> Stated exercise
Give back exactly the lines from the start of the listing to the line containing "fontsize=fs, color=gris)", inclusive, and nothing beyond them.

[START OF Data extract]

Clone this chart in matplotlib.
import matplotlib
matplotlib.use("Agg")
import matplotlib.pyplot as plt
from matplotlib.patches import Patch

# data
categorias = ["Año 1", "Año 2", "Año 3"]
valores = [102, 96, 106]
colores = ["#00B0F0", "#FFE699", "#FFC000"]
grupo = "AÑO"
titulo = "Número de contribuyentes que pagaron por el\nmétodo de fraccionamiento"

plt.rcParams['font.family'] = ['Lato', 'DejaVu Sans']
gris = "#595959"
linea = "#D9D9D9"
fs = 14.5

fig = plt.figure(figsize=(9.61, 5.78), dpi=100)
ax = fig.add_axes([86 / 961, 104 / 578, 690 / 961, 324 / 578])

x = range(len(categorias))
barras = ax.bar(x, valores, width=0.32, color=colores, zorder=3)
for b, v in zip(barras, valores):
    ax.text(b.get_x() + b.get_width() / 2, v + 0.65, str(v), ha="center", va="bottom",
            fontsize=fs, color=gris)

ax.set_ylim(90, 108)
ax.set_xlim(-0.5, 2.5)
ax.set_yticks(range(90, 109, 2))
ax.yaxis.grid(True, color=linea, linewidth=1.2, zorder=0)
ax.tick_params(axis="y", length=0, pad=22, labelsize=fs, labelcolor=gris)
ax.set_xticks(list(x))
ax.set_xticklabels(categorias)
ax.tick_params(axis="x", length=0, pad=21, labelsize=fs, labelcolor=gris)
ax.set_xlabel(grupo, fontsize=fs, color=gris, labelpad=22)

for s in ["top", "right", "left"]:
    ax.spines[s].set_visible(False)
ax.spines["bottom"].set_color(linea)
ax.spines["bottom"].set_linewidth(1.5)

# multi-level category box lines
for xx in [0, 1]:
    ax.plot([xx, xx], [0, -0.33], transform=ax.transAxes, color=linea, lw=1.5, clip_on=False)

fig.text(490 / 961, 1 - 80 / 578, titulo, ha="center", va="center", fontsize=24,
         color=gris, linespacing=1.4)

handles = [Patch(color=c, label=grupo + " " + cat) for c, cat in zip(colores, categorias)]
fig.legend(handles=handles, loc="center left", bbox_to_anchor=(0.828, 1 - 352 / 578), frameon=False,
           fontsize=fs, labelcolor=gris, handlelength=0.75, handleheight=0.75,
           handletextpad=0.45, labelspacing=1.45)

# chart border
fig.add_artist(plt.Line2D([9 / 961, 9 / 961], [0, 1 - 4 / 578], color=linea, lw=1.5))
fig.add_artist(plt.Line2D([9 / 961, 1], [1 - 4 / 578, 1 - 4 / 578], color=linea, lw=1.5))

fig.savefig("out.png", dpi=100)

[END OF Data extract]

> Exercise result
Clone this chart in matplotlib.
import matplotlib
matplotlib.use("Agg")
import matplotlib.pyplot as plt
from matplotlib.patches import Patch

# data
categorias = ["Año 1", "Año 2", "Año 3"]
valores = [102, 96, 106]
colores = ["#00B0F0", "#FFE699", "#FFC000"]
grupo = "AÑO"
titulo = "Número de contribuyentes que pagaron por el\nmétodo de fraccionamiento"

plt.rcParams['font.family'] = ['Lato', 'DejaVu Sans']
gris = "#595959"
linea = "#D9D9D9"
fs = 14.5

fig = plt.figure(figsize=(9.61, 5.78), dpi=100)
ax = fig.add_axes([86 / 961, 104 / 578, 690 / 961, 324 / 578])

x = range(len(categorias))
barras = ax.bar(x, valores, width=0.32, color=colores, zorder=3)
for b, v in zip(barras, valores):
    ax.text(b.get_x() + b.get_width() / 2, v + 0.65, str(v), ha="center", va="bottom",
            fontsize=fs, color=gris)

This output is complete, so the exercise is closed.